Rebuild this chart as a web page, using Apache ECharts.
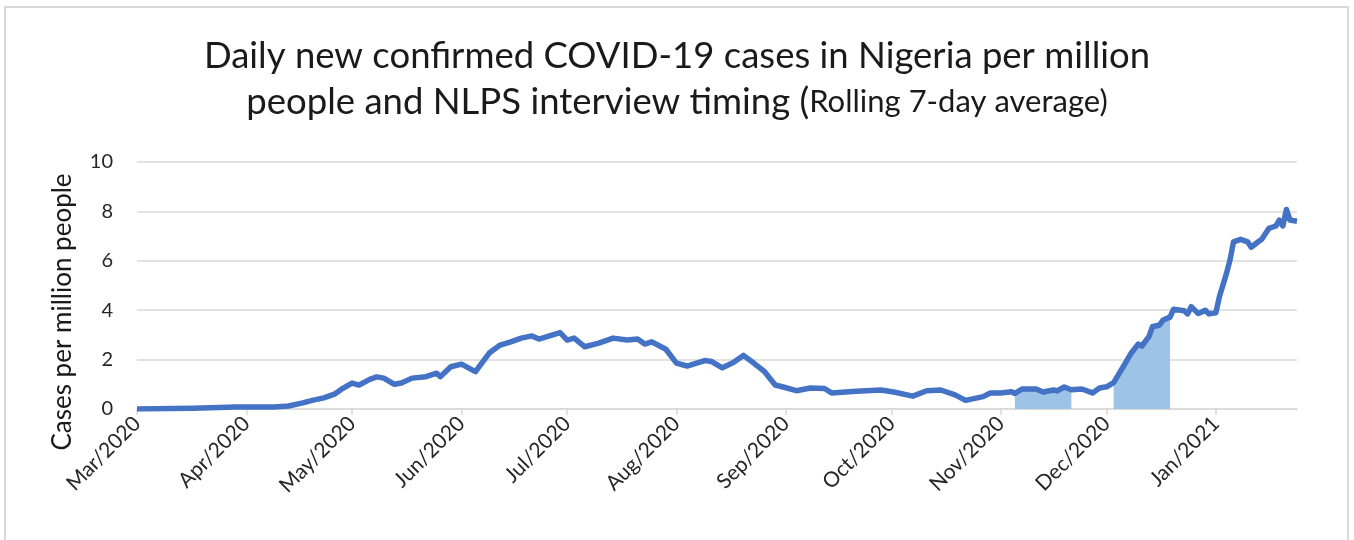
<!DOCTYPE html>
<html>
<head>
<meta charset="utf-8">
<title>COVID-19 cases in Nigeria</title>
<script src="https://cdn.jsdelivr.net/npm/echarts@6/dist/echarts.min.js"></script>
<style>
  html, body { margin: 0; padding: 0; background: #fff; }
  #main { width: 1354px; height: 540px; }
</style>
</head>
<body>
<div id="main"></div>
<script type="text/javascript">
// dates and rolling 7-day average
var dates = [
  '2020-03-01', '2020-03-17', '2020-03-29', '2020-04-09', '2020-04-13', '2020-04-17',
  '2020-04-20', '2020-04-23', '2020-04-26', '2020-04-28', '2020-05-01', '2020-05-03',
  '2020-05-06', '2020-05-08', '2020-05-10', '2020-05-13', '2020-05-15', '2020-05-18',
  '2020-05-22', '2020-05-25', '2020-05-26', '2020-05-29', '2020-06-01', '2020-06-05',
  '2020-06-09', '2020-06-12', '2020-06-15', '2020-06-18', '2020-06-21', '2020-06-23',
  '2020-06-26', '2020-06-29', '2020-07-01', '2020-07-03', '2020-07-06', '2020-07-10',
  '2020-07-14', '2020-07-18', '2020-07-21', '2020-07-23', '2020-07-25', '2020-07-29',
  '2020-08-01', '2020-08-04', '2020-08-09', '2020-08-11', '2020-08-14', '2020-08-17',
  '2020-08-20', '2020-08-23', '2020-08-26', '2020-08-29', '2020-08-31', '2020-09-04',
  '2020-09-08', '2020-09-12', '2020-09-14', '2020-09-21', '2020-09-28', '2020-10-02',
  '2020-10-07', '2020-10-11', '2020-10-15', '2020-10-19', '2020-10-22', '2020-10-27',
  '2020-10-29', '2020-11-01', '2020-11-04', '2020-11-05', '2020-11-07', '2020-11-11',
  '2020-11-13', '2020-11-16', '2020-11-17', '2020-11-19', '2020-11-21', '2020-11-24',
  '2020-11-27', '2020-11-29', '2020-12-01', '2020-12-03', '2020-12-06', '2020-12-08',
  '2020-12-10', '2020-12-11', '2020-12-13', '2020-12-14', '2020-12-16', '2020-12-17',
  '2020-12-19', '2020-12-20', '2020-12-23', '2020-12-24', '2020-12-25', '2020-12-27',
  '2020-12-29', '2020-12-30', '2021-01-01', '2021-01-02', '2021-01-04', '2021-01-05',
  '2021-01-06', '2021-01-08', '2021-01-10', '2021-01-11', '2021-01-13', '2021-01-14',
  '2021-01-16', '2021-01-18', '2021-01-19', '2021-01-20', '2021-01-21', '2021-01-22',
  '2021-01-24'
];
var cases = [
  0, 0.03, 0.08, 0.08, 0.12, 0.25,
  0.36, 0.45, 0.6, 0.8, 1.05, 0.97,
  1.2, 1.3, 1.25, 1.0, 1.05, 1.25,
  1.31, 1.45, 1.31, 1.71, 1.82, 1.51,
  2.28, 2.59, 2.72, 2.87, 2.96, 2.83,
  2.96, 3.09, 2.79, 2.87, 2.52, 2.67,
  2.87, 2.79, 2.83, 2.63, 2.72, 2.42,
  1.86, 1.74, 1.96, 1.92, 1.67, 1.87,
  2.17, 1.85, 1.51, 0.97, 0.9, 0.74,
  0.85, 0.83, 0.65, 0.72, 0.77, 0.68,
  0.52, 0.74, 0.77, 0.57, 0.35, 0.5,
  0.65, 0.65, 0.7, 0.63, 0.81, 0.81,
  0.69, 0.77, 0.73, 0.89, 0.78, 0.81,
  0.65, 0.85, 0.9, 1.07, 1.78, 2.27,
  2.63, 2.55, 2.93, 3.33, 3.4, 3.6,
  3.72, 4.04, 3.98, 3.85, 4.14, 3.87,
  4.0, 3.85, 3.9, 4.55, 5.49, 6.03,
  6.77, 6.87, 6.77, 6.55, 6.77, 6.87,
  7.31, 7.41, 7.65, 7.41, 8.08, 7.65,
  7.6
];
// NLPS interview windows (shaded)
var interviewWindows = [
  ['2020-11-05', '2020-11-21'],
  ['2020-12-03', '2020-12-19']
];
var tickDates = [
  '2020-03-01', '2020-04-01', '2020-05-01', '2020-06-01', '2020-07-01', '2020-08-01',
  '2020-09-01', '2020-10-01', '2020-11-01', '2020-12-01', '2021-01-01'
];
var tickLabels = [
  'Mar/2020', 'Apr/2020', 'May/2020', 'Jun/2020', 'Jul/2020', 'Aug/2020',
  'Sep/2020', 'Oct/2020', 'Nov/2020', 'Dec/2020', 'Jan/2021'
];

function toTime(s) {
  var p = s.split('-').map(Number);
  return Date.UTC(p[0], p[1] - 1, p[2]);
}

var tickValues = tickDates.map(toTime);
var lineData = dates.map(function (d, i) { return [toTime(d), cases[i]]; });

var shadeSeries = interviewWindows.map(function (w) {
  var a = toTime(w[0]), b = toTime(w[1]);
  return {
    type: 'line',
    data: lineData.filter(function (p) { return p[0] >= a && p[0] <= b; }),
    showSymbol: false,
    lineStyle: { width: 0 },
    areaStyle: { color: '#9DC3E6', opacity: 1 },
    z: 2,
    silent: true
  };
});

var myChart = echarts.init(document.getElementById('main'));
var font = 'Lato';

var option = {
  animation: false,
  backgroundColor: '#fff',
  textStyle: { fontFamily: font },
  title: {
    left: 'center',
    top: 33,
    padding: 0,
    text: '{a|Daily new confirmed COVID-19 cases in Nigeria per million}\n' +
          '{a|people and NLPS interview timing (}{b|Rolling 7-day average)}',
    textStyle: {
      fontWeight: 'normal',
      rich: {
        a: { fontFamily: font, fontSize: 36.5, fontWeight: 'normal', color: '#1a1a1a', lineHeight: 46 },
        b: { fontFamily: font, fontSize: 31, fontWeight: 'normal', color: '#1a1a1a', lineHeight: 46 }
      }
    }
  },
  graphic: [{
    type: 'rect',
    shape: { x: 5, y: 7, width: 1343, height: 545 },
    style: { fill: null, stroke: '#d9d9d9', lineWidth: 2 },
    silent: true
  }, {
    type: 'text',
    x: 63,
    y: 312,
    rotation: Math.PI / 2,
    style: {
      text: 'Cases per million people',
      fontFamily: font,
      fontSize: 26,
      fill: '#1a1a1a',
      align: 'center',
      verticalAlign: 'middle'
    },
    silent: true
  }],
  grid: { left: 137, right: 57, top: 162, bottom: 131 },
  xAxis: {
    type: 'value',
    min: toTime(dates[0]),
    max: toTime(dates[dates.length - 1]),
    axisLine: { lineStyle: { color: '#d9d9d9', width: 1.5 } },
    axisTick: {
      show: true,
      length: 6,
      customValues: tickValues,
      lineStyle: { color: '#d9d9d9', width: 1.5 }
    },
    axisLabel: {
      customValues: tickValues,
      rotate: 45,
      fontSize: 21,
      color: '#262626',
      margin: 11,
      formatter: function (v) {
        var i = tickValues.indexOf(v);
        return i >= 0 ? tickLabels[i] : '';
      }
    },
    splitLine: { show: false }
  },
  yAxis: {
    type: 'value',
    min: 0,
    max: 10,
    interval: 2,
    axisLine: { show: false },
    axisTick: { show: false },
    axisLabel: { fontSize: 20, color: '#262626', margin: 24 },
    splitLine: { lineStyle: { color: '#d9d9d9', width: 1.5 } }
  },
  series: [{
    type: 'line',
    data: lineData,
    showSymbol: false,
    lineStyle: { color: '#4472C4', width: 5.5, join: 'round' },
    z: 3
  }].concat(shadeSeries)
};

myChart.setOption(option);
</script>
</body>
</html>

§ CHALLENGE
All of the material above should be reproduced exactly, except the pictures.

§ SOLUTION BELOW
Rebuild this chart as a web page, using Apache ECharts.
<!DOCTYPE html>
<html>
<head>
<meta charset="utf-8">
<title>COVID-19 cases in Nigeria</title>
<script src="https://cdn.jsdelivr.net/npm/echarts@6/dist/echarts.min.js"></script>
<style>
  html, body { margin: 0; padding: 0; background: #fff; }
  #main { width: 1354px; height: 540px; }
</style>
</head>
<body>
<div id="main"></div>
<script type="text/javascript">
// dates and rolling 7-day average
var dates = [
  '2020-03-01', '2020-03-17', '2020-03-29', '2020-04-09', '2020-04-13', '2020-04-17',
  '2020-04-20', '2020-04-23', '2020-04-26', '2020-04-28', '2020-05-01', '2020-05-03',
  '2020-05-06', '2020-05-08', '2020-05-10', '2020-05-13', '2020-05-15', '2020-05-18',
  '2020-05-22', '2020-05-25', '2020-05-26', '2020-05-29', '2020-06-01', '2020-06-05',
  '2020-06-09', '2020-06-12', '2020-06-15', '2020-06-18', '2020-06-21', '2020-06-23',
  '2020-06-26', '2020-06-29', '2020-07-01', '2020-07-03', '2020-07-06', '2020-07-10',
  '2020-07-14', '2020-07-18', '2020-07-21', '2020-07-23', '2020-07-25', '2020-07-29',
  '2020-08-01', '2020-08-04', '2020-08-09', '2020-08-11', '2020-08-14', '2020-08-17',
  '2020-08-20', '2020-08-23', '2020-08-26', '2020-08-29', '2020-08-31', '2020-09-04',
  '2020-09-08', '2020-09-12', '2020-09-14', '2020-09-21', '2020-09-28', '2020-10-02',
  '2020-10-07', '2020-10-11', '2020-10-15', '2020-10-19', '2020-10-22', '2020-10-27',
  '2020-10-29', '2020-11-01', '2020-11-04', '2020-11-05', '2020-11-07', '2020-11-11',
  '2020-11-13', '2020-11-16', '2020-11-17', '2020-11-19', '2020-11-21', '2020-11-24',
  '2020-11-27', '2020-11-29', '2020-12-01', '2020-12-03', '2020-12-06', '2020-12-08',
  '2020-12-10', '2020-12-11', '2020-12-13', '2020-12-14', '2020-12-16', '2020-12-17',
  '2020-12-19', '2020-12-20', '2020-12-23', '2020-12-24', '2020-12-25', '2020-12-27',
  '2020-12-29', '2020-12-30', '2021-01-01', '2021-01-02', '2021-01-04', '2021-01-05',
  '2021-01-06', '2021-01-08', '2021-01-10', '2021-01-11', '2021-01-13', '2021-01-14',
  '2021-01-16', '2021-01-18', '2021-01-19', '2021-01-20', '2021-01-21', '2021-01-22',
  '2021-01-24'
];
var cases = [
  0, 0.03, 0.08, 0.08, 0.12, 0.25,
  0.36, 0.45, 0.6, 0.8, 1.05, 0.97,
  1.2, 1.3, 1.25, 1.0, 1.05, 1.25,
  1.31, 1.45, 1.31, 1.71, 1.82, 1.51,
  2.28, 2.59, 2.72, 2.87, 2.96, 2.83,
  2.96, 3.09, 2.79, 2.87, 2.52, 2.67,
  2.87, 2.79, 2.83, 2.63, 2.72, 2.42,
  1.86, 1.74, 1.96, 1.92, 1.67, 1.87,
  2.17, 1.85, 1.51, 0.97, 0.9, 0.74,
  0.85, 0.83, 0.65, 0.72, 0.77, 0.68,
  0.52, 0.74, 0.77, 0.57, 0.35, 0.5,
  0.65, 0.65, 0.7, 0.63, 0.81, 0.81,
  0.69, 0.77, 0.73, 0.89, 0.78, 0.81,
  0.65, 0.85, 0.9, 1.07, 1.78, 2.27,
  2.63, 2.55, 2.93, 3.33, 3.4, 3.6,
  3.72, 4.04, 3.98, 3.85, 4.14, 3.87,
  4.0, 3.85, 3.9, 4.55, 5.49, 6.03,
  6.77, 6.87, 6.77, 6.55, 6.77, 6.87,
  7.31, 7.41, 7.65, 7.41, 8.08, 7.65,
  7.6
];
// NLPS interview windows (shaded)
var interviewWindows = [
  ['2020-11-05', '2020-11-21'],
  ['2020-12-03', '2020-12-19']
];
var tickDates = [
  '2020-03-01', '2020-04-01', '2020-05-01', '2020-06-01', '2020-07-01', '2020-08-01',
  '2020-09-01', '2020-10-01', '2020-11-01', '2020-12-01', '2021-01-01'
];
var tickLabels = [
  'Mar/2020', 'Apr/2020', 'May/2020', 'Jun/2020', 'Jul/2020', 'Aug/2020',
  'Sep/2020', 'Oct/2020', 'Nov/2020', 'Dec/2020', 'Jan/2021'
];

function toTime(s) {
  var p = s.split('-').map(Number);
  return Date.UTC(p[0], p[1] - 1, p[2]);
}

var tickValues = tickDates.map(toTime);
var lineData = dates.map(function (d, i) { return [toTime(d), cases[i]]; });

var shadeSeries = interviewWindows.map(function (w) {
  var a = toTime(w[0]), b = toTime(w[1]);
  return {
    type: 'line',
    data: lineData.filter(function (p) { return p[0] >= a && p[0] <= b; }),
    showSymbol: false,
    lineStyle: { width: 0 },
    areaStyle: { color: '#9DC3E6', opacity: 1 },
    z: 2,
    silent: true
  };
});

var myChart = echarts.init(document.getElementById('main'));
var font = 'Lato';

var option = {
  animation: false,
  backgroundColor: '#fff',
  textStyle: { fontFamily: font },
  title: {
    left: 'center',
    top: 33,
    padding: 0,
    text: '{a|Daily new confirmed COVID-19 cases in Nigeria per million}\n' +
          '{a|people and NLPS interview timing (}{b|Rolling 7-day average)}',
    textStyle: {
      fontWeight: 'normal',
      rich: {
        a: { fontFamily: font, fontSize: 36.5, fontWeight: 'normal', color: '#1a1a1a', lineHeight: 46 },
        b: { fontFamily: font, fontSize: 31, fontWeight: 'normal', color: '#1a1a1a', lineHeight: 46 }
      }
    }
  },
  graphic: [{
    type: 'rect',
    shape: { x: 5, y: 7, width: 1343, height: 545 },
    style: { fill: null, stroke: '#d9d9d9', lineWidth: 2 },
    silent: true
  }, {
    type: 'text',
    x: 63,
    y: 312,
    rotation: Math.PI / 2,
    style: {
      text: 'Cases per million people',
      fontFamily: font,
      fontSize: 26,
      fill: '#1a1a1a',
      align: 'center',
      verticalAlign: 'middle'
    },
    silent: true
  }],
  grid: { left: 137, right: 57, top: 162, bottom: 131 },
  xAxis: {
    type: 'value',
    min: toTime(dates[0]),
    max: toTime(dates[dates.length - 1]),
    axisLine: { lineStyle: { color: '#d9d9d9', width: 1.5 } },
    axisTick: {
      show: true,
      length: 6,
      customValues: tickValues,
      lineStyle: { color: '#d9d9d9', width: 1.5 }
    },
    axisLabel: {
      customValues: tickValues,
      rotate: 45,
      fontSize: 21,
      color: '#262626',
      margin: 11,
      formatter: function (v) {
        var i = tickValues.indexOf(v);
        return i >= 0 ? tickLabels[i] : '';
      }
    },
    splitLine: { show: false }
  },
  yAxis: {
    type: 'value',
    min: 0,
    max: 10,
    interval: 2,
    axisLine: { show: false },
    axisTick: { show: false },
    axisLabel: { fontSize: 20, color: '#262626', margin: 24 },
    splitLine: { lineStyle: { color: '#d9d9d9', width: 1.5 } }
  },
  series: [{
    type: 'line',
    data: lineData,
    showSymbol: false,
    lineStyle: { color: '#4472C4', width: 5.5, join: 'round' },
    z: 3
  }].concat(shadeSeries)
};

myChart.setOption(option);
</script>
</body>
</html>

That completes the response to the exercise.